▶ _WORK TO DO_:
Find the lines containing the word "chart" and copy every one of them.

▶ _DATA SEGMENT_:
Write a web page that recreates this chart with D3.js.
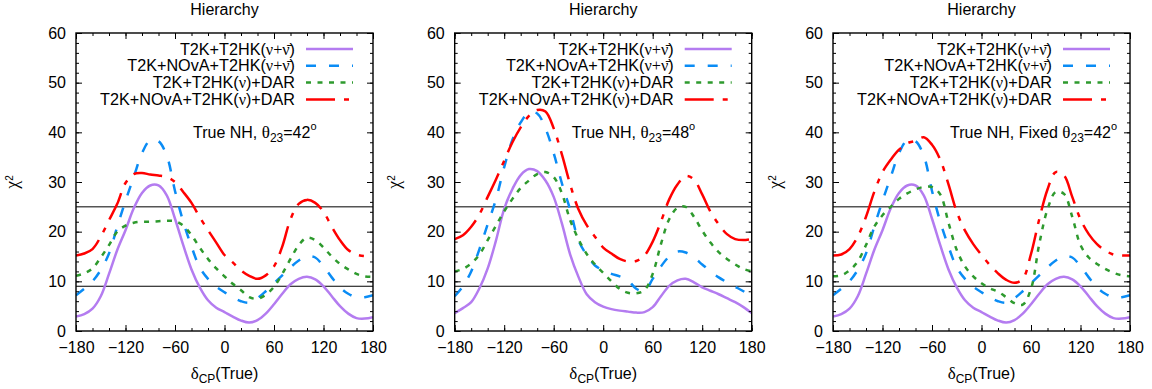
<!DOCTYPE html>
<html>
<head>
<meta charset="utf-8">
<script src="https://cdn.jsdelivr.net/npm/d3@7"></script>
<style>
  body { margin: 0; background: #fff; }
  svg { display: block; font-family: "Liberation Sans", Arial, sans-serif; }
  .greek { font-family: "Liberation Serif", "DejaVu Serif", serif; }
</style>
</head>
<body>
<div id="chart"></div>
<script>
// delta_CP (true) grid, degrees
const deltaCP = [-180, -170, -160, -150, -140, -130, -120, -110, -100, -90, -80, -70, -60, -50, -40, -30, -20, -10,
  0, 10, 20, 30, 40, 50, 60, 70, 80, 90, 100, 110, 120, 130, 140, 150, 160, 170, 180];

// True NH, theta23 = 42
const nh42T2hk = [2.9, 3.4, 4.5, 7.0, 11.5, 16.3, 20.3, 24.7, 27.8, 29.3, 29.3, 27.3, 22.6, 17.3, 12.4, 8.8, 6.2, 4.7,
  3.8, 2.9, 2.1, 1.7, 2.2, 3.5, 5.4, 7.5, 9.4, 10.5, 10.9, 10.4, 9.0, 7.0, 5.0, 3.5, 2.6, 2.5, 2.8];
const nh42Nova = [7.2, 8.5, 10.0, 12.3, 15.6, 21.0, 26.2, 31.0, 35.8, 38.4, 38.2, 35.3, 28.2, 22.0, 17.0, 12.8, 10.5, 8.9,
  7.8, 6.8, 6.0, 5.7, 6.6, 8.0, 9.6, 11.2, 12.8, 14.2, 15.0, 14.8, 13.0, 10.8, 8.8, 7.5, 6.8, 6.8, 7.2];
const nh42Dar = [11.1, 11.6, 12.6, 14.8, 17.3, 20.0, 21.2, 21.8, 22.0, 22.0, 22.1, 22.2, 22.1, 21.2, 19.3, 16.8, 14.5, 12.6,
  11.0, 9.5, 8.2, 6.8, 6.5, 7.3, 8.9, 11.5, 14.5, 17.3, 18.8, 18.3, 16.8, 15.0, 13.5, 12.4, 11.5, 11.0, 10.9];
const nh42NovaDar = [15.2, 15.6, 16.5, 19.0, 22.3, 25.6, 29.8, 31.6, 31.8, 31.5, 31.3, 31.0, 30.0, 28.0, 25.8, 22.9, 20.3, 17.8,
  15.3, 13.8, 12.2, 11.1, 10.5, 11.2, 13.0, 17.0, 22.5, 25.6, 26.4, 25.8, 24.0, 21.0, 18.3, 16.3, 15.4, 15.1, 15.2];

// True NH, theta23 = 48
const nh48T2hk = [3.6, 4.6, 5.8, 8.6, 12.6, 18.2, 24.6, 28.6, 31.4, 32.6, 32.2, 30.3, 27.0, 21.6, 15.4, 10.9, 7.4, 5.8,
  4.9, 4.4, 4.1, 3.9, 3.7, 3.8, 4.8, 7.0, 9.1, 10.2, 10.5, 9.8, 8.8, 8.1, 7.4, 6.6, 5.8, 4.8, 3.6];
const nh48Nova = [7.0, 9.0, 12.0, 16.5, 21.5, 26.5, 33.0, 38.5, 42.0, 44.0, 43.8, 40.8, 35.8, 29.7, 24.4, 18.3, 15.3, 13.2,
  12.2, 11.5, 11.0, 10.2, 8.5, 8.0, 10.5, 13.0, 15.0, 16.0, 15.8, 14.8, 13.4, 12.0, 10.8, 9.8, 8.9, 8.0, 7.0];
const nh48Dar = [12.0, 12.5, 13.6, 15.4, 18.3, 21.2, 24.1, 26.6, 28.8, 30.3, 31.6, 32.0, 31.0, 27.7, 22.3, 18.5, 15.5, 13.4,
  11.7, 10.0, 8.5, 7.7, 7.6, 8.2, 11.5, 17.5, 22.5, 24.8, 25.0, 23.0, 20.2, 17.8, 15.9, 14.5, 13.4, 12.5, 12.0];
const nh48NovaDar = [18.5, 19.3, 21.0, 23.5, 27.0, 30.5, 34.3, 38.0, 41.0, 43.3, 44.5, 44.2, 40.8, 35.5, 29.5, 24.5, 21.3, 19.0,
  16.8, 15.6, 14.5, 14.0, 14.1, 15.2, 18.0, 22.0, 26.5, 29.5, 31.2, 30.5, 27.5, 24.0, 21.5, 19.5, 18.5, 18.3, 18.5];

// True NH, fixed theta23 = 42 (beam-only curves as in the first panel)
const fixed42Dar = [11.0, 11.2, 12.2, 14.0, 17.3, 21.0, 23.3, 25.0, 26.6, 27.7, 28.5, 29.0, 29.0, 27.5, 21.8, 16.3, 13.0, 11.0,
  9.6, 8.6, 7.9, 6.8, 5.6, 5.3, 8.5, 17.5, 24.5, 28.0, 27.6, 23.0, 17.3, 14.8, 13.5, 12.5, 11.7, 11.2, 11.0];
const fixed42NovaDar = [15.2, 15.4, 16.5, 19.0, 23.0, 28.0, 32.0, 34.5, 36.5, 37.8, 38.3, 39.0, 37.5, 34.5, 29.5, 24.0, 20.2, 17.5,
  15.3, 13.3, 11.6, 10.3, 9.7, 10.5, 15.5, 22.5, 28.5, 32.0, 31.3, 27.0, 22.5, 19.5, 17.5, 16.2, 15.4, 15.2, 15.2];

const xMajorTicks = [-180, -120, -60, 0, 60, 120, 180];
const yMajorTicks = [0, 10, 20, 30, 40, 50, 60];
const refLevels = [25, 9];

const seriesStyles = [
  { color: "#b47cf0", dash: null },
  { color: "#0a8cf5", dash: "10,13" },
  { color: "#2e9a2e", dash: "5,6.5" },
  { color: "#ff0000", dash: "29,9,5,9" }
];

// legend labels, pieces flagged as greek are set in a serif face
const legendLabels = [
  [["T2K+T2HK(", 0], ["\u03bd+\u03bd\u0304", 1], [")", 0]],
  [["T2K+NOvA+T2HK(", 0], ["\u03bd+\u03bd\u0304", 1], [")", 0]],
  [["T2K+T2HK(", 0], ["\u03bd", 1], [")+DAR", 0]],
  [["T2K+NOvA+T2HK(", 0], ["\u03bd", 1], [")+DAR", 0]]
];

const panels = [
  { left: 76, yLabelX: 58, note: "True NH, ", theta: "42", series: [nh42T2hk, nh42Nova, nh42Dar, nh42NovaDar] },
  { left: 454.7, yLabelX: 55, note: "True NH, ", theta: "48", series: [nh48T2hk, nh48Nova, nh48Dar, nh48NovaDar] },
  { left: 833, yLabelX: 52, note: "True NH, Fixed ", theta: "42", series: [nh42T2hk, nh42Nova, fixed42Dar, fixed42NovaDar] }
];

const W = 1152, H = 389;
const plotTop = 33, plotBottom = 331, plotW = 297;
const fontSize = 16;

const svg = d3.select("#chart").append("svg")
  .attr("width", W)
  .attr("height", H);

const y = d3.scaleLinear().domain([0, 60]).range([plotBottom, plotTop]);

panels.forEach((p, i) => {
  const x = d3.scaleLinear().domain([-180, 180]).range([p.left, p.left + plotW]);
  const g = svg.append("g");

  g.append("clipPath").attr("id", "clip" + i)
    .append("rect")
    .attr("x", p.left).attr("y", plotTop)
    .attr("width", plotW).attr("height", plotBottom - plotTop);

  // reference lines
  g.selectAll(".ref")
    .data(refLevels)
    .enter()
    .append("line")
    .attr("x1", x(-180)).attr("x2", x(180))
    .attr("y1", d => y(d)).attr("y2", d => y(d))
    .attr("stroke", (d, k) => k === 0 ? "#555" : "#000")
    .attr("stroke-width", (d, k) => k === 0 ? 1.5 : 1.1);

  // curves
  const line = d3.line()
    .x((d, k) => x(deltaCP[k]))
    .y(d => y(d))
    .curve(d3.curveCatmullRom.alpha(0.5));

  g.append("g").attr("clip-path", `url(#clip${i})`)
    .selectAll("path")
    .data(p.series)
    .enter()
    .append("path")
    .attr("d", line)
    .attr("fill", "none")
    .attr("stroke", (d, k) => seriesStyles[k].color)
    .attr("stroke-width", 2.5)
    .attr("stroke-dasharray", (d, k) => seriesStyles[k].dash);

  // axes, gnuplot style: inward ticks on all four sides
  const xMinor = x.ticks(18);
  const yMinor = y.ticks(30);
  const addAxis = (axis, tx, ty) => {
    const a = g.append("g").attr("transform", `translate(${tx},${ty})`).call(axis);
    a.select(".domain").remove();
    a.selectAll("line").attr("stroke", "#000").attr("stroke-width", 1);
    return a;
  };
  const bottom = addAxis(d3.axisBottom(x).tickValues(xMajorTicks).tickSize(-6).tickPadding(11), 0, plotBottom);
  bottom.selectAll("text").attr("font-size", fontSize).attr("fill", "#000").attr("font-family", "Liberation Sans, Arial, sans-serif");
  addAxis(d3.axisBottom(x).tickValues(xMinor).tickSize(-3).tickFormat(""), 0, plotBottom);
  addAxis(d3.axisTop(x).tickValues(xMajorTicks).tickSize(-6).tickFormat(""), 0, plotTop);
  addAxis(d3.axisTop(x).tickValues(xMinor).tickSize(-3).tickFormat(""), 0, plotTop);

  const leftAx = addAxis(d3.axisLeft(y).tickValues(yMajorTicks).tickSize(-6).tickPadding(10), p.left, 0);
  leftAx.selectAll("text").attr("font-size", fontSize).attr("fill", "#000").attr("font-family", "Liberation Sans, Arial, sans-serif");
  addAxis(d3.axisLeft(y).tickValues(yMinor).tickSize(-3).tickFormat(""), p.left, 0);
  addAxis(d3.axisRight(y).tickValues(yMajorTicks).tickSize(-6).tickFormat(""), p.left + plotW, 0);
  addAxis(d3.axisRight(y).tickValues(yMinor).tickSize(-3).tickFormat(""), p.left + plotW, 0);

  // frame
  g.append("rect")
    .attr("x", p.left).attr("y", plotTop)
    .attr("width", plotW).attr("height", plotBottom - plotTop)
    .attr("fill", "none").attr("stroke", "#000").attr("stroke-width", 1.4);

  // title
  g.append("text")
    .attr("x", p.left + plotW / 2).attr("y", 15)
    .attr("text-anchor", "middle")
    .attr("font-size", fontSize)
    .text("Hierarchy");

  // y label
  const yl = g.append("text")
    .attr("transform", `translate(${p.left - p.yLabelX},182) rotate(-90)`)
    .attr("text-anchor", "middle")
    .attr("font-size", fontSize);
  yl.append("tspan").attr("class", "greek").attr("font-size", 18).text("\u03c7");
  yl.append("tspan").attr("font-size", 10).attr("dy", -5).text("2");

  // x label
  const xl = g.append("text")
    .attr("x", p.left + plotW / 2).attr("y", 379)
    .attr("text-anchor", "middle")
    .attr("font-size", fontSize);
  xl.append("tspan").attr("class", "greek").attr("font-size", 17).text("\u03b4");
  xl.append("tspan").attr("font-size", 12).attr("dy", 4).text("CP");
  xl.append("tspan").attr("dy", -4).text("(True)");

  // legend
  legendLabels.forEach((parts, k) => {
    const cy = 49 + k * 16.8;
    const t = g.append("text")
      .attr("x", p.left + 219).attr("y", cy + 5.5)
      .attr("text-anchor", "end")
      .attr("font-size", 16.2);
    parts.forEach(([s, greek]) => {
      const ts = t.append("tspan").text(s);
      if (greek) ts.attr("class", "greek");
    });
    g.append("line")
      .attr("x1", p.left + 230).attr("x2", p.left + 277)
      .attr("y1", cy).attr("y2", cy)
      .attr("stroke", seriesStyles[k].color)
      .attr("stroke-width", 2.5)
      .attr("stroke-dasharray", seriesStyles[k].dash);
  });

  // annotation
  const note = g.append("text")
    .attr("x", p.left + 117).attr("y", 138)
    .attr("font-size", fontSize);
  note.append("tspan").text(p.note);
  note.append("tspan").attr("class", "greek").attr("font-size", 17).text("\u03b8");
  note.append("tspan").attr("font-size", 12).attr("dy", 4).text("23");
  note.append("tspan").attr("dy", -4).text("=" + p.theta);
  note.append("tspan").attr("font-size", 11).attr("dy", -8).text("o");
});
</script>
</body>
</html>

▶ _CORRECT ANSWER_:
Write a web page that recreates this chart with D3.js.
<div id="chart"></div>
const svg = d3.select("#chart").append("svg")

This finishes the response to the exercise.